Madrasah Hidayatul Mubtadi-ien berdiri bermula dari gagasan Jamhari seorang santri senior asal Kaliwungu Kendal Jawa Tengah. Gagasan tersebut dilaksanakan setelah mendapat restu dari Romo KH. Abdul Karim, kemuadian diikuti oleh Mas Syamsi asal Gurah Kediri dan Mas Syamsi orang yang pertama memasang papan tulis disetiap kelas sebagai sarana untuk menulis dan menerangkan pelajaran. Dan saat itu secara resmi, Madrasah yang baru lahir itu diberi nama “Hidayatul Mubtadi-ien”
Berdirinya Madrasah Hidayatul Mubtadi-ien ini sangat direstuhi oleh Pendiri Pondok Pesantren Lirboyo, Hadrotus Syaikh Romo KH. Abdul Karim, sehingga beliau dawuh kepada semua santri “ SANTRI-SANTRI KANG DURUNG BISO MOCO LAN NULIS KUDU SEKOLAH “ (para snatri yang belum bisa membaca dan menulis harus mengikuti sekolah).
Tujuan berdirinya Madrasah Hidayatul Mubtadi-ien
1. Dengan adanya sistem yang sederhana (klasikal) dapat meningkatkan mutu pendidikan.
2. Menyesuaikan pada tingkat kebutuhan dan kemampuan para santri.
3. Lebih intensif dalam mendidik dan membentuk kepribadian santri.

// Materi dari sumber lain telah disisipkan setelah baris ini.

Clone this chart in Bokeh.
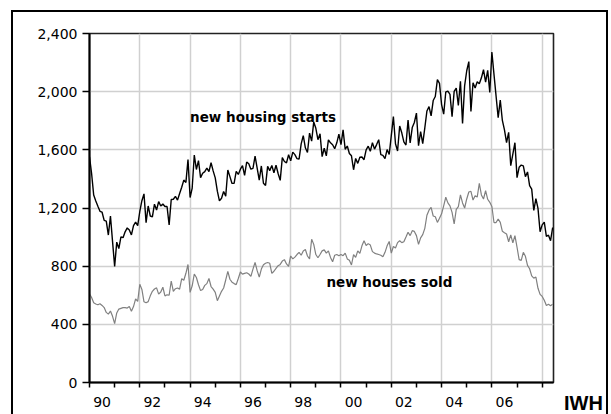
import numpy as np
from bokeh.plotting import figure
from bokeh.layouts import column
from bokeh.models import (Range1d, FixedTicker, NumeralTickFormatter, Label, Div,
                          InlineStyleSheet)
from bokeh.embed import file_html
from bokeh.resources import INLINE

# ---------------- data (monthly, Jan 1990 - Jun 2008, thousands, SAAR) -------------
start_year = 1990

housing_starts = [
    1551, 1437, 1289, 1248, 1212, 1177, 1171, 1115, 1110, 1014, 1145, 969,    # 1990
    798, 965, 921, 1001, 996, 1036, 1063, 1049, 1015, 1079, 1103, 1079,       # 1991
    1176, 1250, 1297, 1099, 1214, 1145, 1139, 1226, 1186, 1244, 1214, 1227,   # 1992
    1210, 1210, 1083, 1258, 1260, 1280, 1254, 1300, 1343, 1392, 1376, 1533,   # 1993
    1272, 1337, 1564, 1465, 1526, 1409, 1439, 1450, 1474, 1450, 1511, 1455,   # 1994
    1407, 1316, 1249, 1267, 1314, 1281, 1461, 1416, 1369, 1369, 1452, 1431,   # 1995
    1467, 1491, 1424, 1516, 1504, 1467, 1472, 1557, 1475, 1392, 1489, 1370,   # 1996
    1355, 1486, 1457, 1492, 1442, 1494, 1437, 1390, 1546, 1520, 1510, 1566,   # 1997
    1525, 1584, 1567, 1540, 1536, 1641, 1698, 1614, 1582, 1715, 1660, 1792,   # 1998
    1748, 1670, 1710, 1553, 1611, 1559, 1669, 1648, 1635, 1608, 1648, 1708,   # 1999
    1636, 1737, 1604, 1626, 1575, 1559, 1463, 1541, 1507, 1549, 1551, 1532,   # 2000
    1600, 1625, 1590, 1649, 1605, 1636, 1670, 1567, 1562, 1540, 1602, 1568,   # 2001
    1698, 1829, 1642, 1592, 1764, 1717, 1655, 1633, 1804, 1648, 1753, 1788,   # 2002
    1853, 1629, 1726, 1643, 1751, 1867, 1897, 1833, 1939, 1967, 2083, 2057,   # 2003
    1911, 1846, 1998, 2003, 1981, 1828, 2002, 2024, 1905, 2072, 1782, 2042,   # 2004
    2144, 2207, 1864, 2061, 2025, 2068, 2054, 2095, 2151, 2065, 2147, 1994,   # 2005
    2273, 2119, 1969, 1821, 1942, 1802, 1737, 1650, 1720, 1491, 1570, 1649,   # 2006
    1409, 1480, 1495, 1490, 1415, 1448, 1354, 1330, 1183, 1264, 1197, 1037,   # 2007
    1084, 1103, 1005, 1013, 975, 1066,                                        # 2008
]

houses_sold = [
    610, 585, 548, 540, 535, 542, 530, 515, 482, 470, 492, 455,               # 1990
    405, 478, 505, 510, 515, 515, 512, 522, 490, 522, 575, 558,               # 1991
    676, 640, 555, 548, 556, 596, 627, 643, 651, 608, 622, 655,               # 1992
    595, 603, 600, 698, 627, 645, 650, 642, 714, 703, 751, 812,               # 1993
    620, 665, 746, 722, 672, 632, 640, 668, 680, 715, 660, 642,               # 1994
    620, 563, 595, 627, 650, 705, 764, 710, 690, 680, 673, 715,               # 1995
    760, 745, 750, 755, 746, 730, 780, 826, 769, 725, 780, 810,               # 1996
    820, 825, 820, 750, 765, 785, 803, 812, 835, 845, 815, 798,               # 1997
    870, 850, 862, 880, 895, 875, 905, 915, 870, 850, 985, 950,               # 1998
    880, 858, 880, 905, 912, 890, 905, 860, 830, 875, 880, 872,               # 1999
    880, 872, 890, 850, 840, 808, 880, 860, 905, 888, 940, 975,               # 2000
    942, 955, 945, 900, 890, 884, 880, 875, 865, 895, 940, 970,               # 2001
    890, 935, 925, 962, 975, 962, 968, 1000, 1033, 1010, 1044, 1039,          # 2002
    1010, 950, 995, 1017, 1060, 1150, 1185, 1205, 1145, 1140, 1101, 1130,     # 2003
    1160, 1215, 1274, 1235, 1215, 1170, 1090, 1190, 1210, 1290, 1235, 1200,   # 2004
    1262, 1310, 1315, 1255, 1285, 1275, 1370, 1290, 1262, 1320, 1260, 1239,   # 2005
    1210, 1100, 1100, 1124, 1101, 1040, 1030, 1021, 968, 1015, 960, 1010,     # 2006
    930, 845, 840, 895, 868, 805, 782, 733, 718, 725, 648, 606,               # 2007
    592, 565, 530, 538, 528, 539,                                             # 2008
]

grid_years = [1990, 1992, 1994, 1996, 1998, 2000, 2002, 2004, 2006, 2008]
tick_years = [1990, 1991, 1992, 1993, 1994, 1995, 1996, 1997, 1998, 1999,
              2000, 2001, 2002, 2003, 2004, 2005, 2006, 2007, 2008]
label_years = [1990, 1992, 1994, 1996, 1998, 2000, 2002, 2004, 2006]
x_tick_labels = ["90", "92", "94", "96", "98", "00", "02", "04", "06"]
y_ticks = [0, 400, 800, 1200, 1600, 2000, 2400]

series_labels = ["new housing starts", "new houses sold"]
brand = "IWH"

# ---------------- plot ----------------
t = start_year + np.arange(len(housing_starts)) / 12.0

TICK_FONT = "DejaVu Sans"

frame_css = InlineStyleSheet(css="""
:host::after {
  content: "";
  position: absolute;
  left: 11px;
  top: 10px;
  width: 597px;
  height: 404px;
  border: 2.5px solid black;
  border-bottom: none;
  box-sizing: border-box;
  pointer-events: none;
  z-index: 100;
}
""")

p = figure(width=611, height=414, output_backend="svg", toolbar_location=None,
           x_range=Range1d(1990, 2008.45), y_range=Range1d(0, 2400),
           min_border_left=89, min_border_right=58, min_border_top=33,
           min_border_bottom=32)
p.stylesheets = [frame_css]
p.background_fill_color = "white"
p.border_fill_color = "white"
p.outline_line_color = "#222222"
p.outline_line_width = 1.6

# x axis: labels centred within the labelled year, tick marks at every year
lab_ticks = [y + 0.5 for y in label_years]
xa = p.xaxis[0]
xa.ticker = FixedTicker(ticks=lab_ticks, minor_ticks=tick_years)
xa.major_label_overrides = {k: s for k, s in zip(lab_ticks, x_tick_labels)}
xa.major_tick_in = 0
xa.major_tick_out = 0
xa.major_tick_line_color = None
xa.minor_tick_in = 0
xa.minor_tick_out = 5
xa.minor_tick_line_color = "black"
xa.minor_tick_line_width = 1.5
xa.axis_line_width = 2
xa.axis_line_color = "black"
xa.major_label_standoff = 9
xa.major_label_text_font = TICK_FONT
xa.major_label_text_font_size = "14px"
xa.major_label_text_color = "black"

ya = p.yaxis[0]
ya.ticker = FixedTicker(ticks=y_ticks, minor_ticks=[])
ya.formatter = NumeralTickFormatter(format="0,0")
ya.major_tick_in = 0
ya.major_tick_out = 7
ya.minor_tick_in = 0
ya.minor_tick_out = 0
ya.axis_line_width = 2
ya.axis_line_color = "black"
ya.major_tick_line_color = "black"
ya.major_tick_line_width = 1.5
ya.major_label_standoff = 5
ya.major_label_text_font = TICK_FONT
ya.major_label_text_font_size = "14px"
ya.major_label_text_color = "black"

p.xgrid.ticker = FixedTicker(ticks=grid_years, minor_ticks=[])
p.ygrid.ticker = FixedTicker(ticks=y_ticks, minor_ticks=[])
for g in (p.xgrid[0], p.ygrid[0]):
    g.grid_line_color = "#d0d0d0"
    g.grid_line_width = 1.5

p.line(t, houses_sold, line_color="#808080", line_width=1.2)
p.line(t, housing_starts, line_color="black", line_width=1.4)

p.add_layout(Label(x=1994.0, y=1824, text=series_labels[0], text_font="DejaVu Sans",
                   text_font_style="bold", text_font_size="13.5px",
                   text_color="black", text_baseline="alphabetic"))
p.add_layout(Label(x=1999.42, y=688, text=series_labels[1], text_font="DejaVu Sans",
                   text_font_style="bold", text_font_size="13.5px",
                   text_color="black", text_baseline="alphabetic"))

# brand mark in the lower-right corner, overlapping the figure's bottom margin
iwh = Div(text=brand, width=44, height=16, margin=(-19, 0, 0, 564),
          styles={"position": "relative", "z-index": "10",
                  "font-family": "Liberation Sans, Arial, sans-serif",
                  "font-weight": "bold", "font-size": "20px",
                  "line-height": "16px", "color": "black",
                  "white-space": "nowrap", "overflow": "visible"})

layout = column(p, iwh, spacing=0)

open("out.html", "w").write(file_html(layout, INLINE))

Kendala-kendala dalam tahun-tahun pertama
Dalam tahun pertama berdiri Madrasah Hidayatul Mubtadi-ien ternyata mengalamai banyak kendala yang menyebabkan keadaan makin lama makin memburuk Karena pada waktu itu kurang berminatnya santri untuk memasuki pendidikan Madarasah karena madrasah merupakan sistem pendidikan yang masih asing, akhirnya setelah berjalan kurang lebih enam tahun Madrasah Hidayatul Mubtadi-ien mengalami kevakuman ditengah jalan.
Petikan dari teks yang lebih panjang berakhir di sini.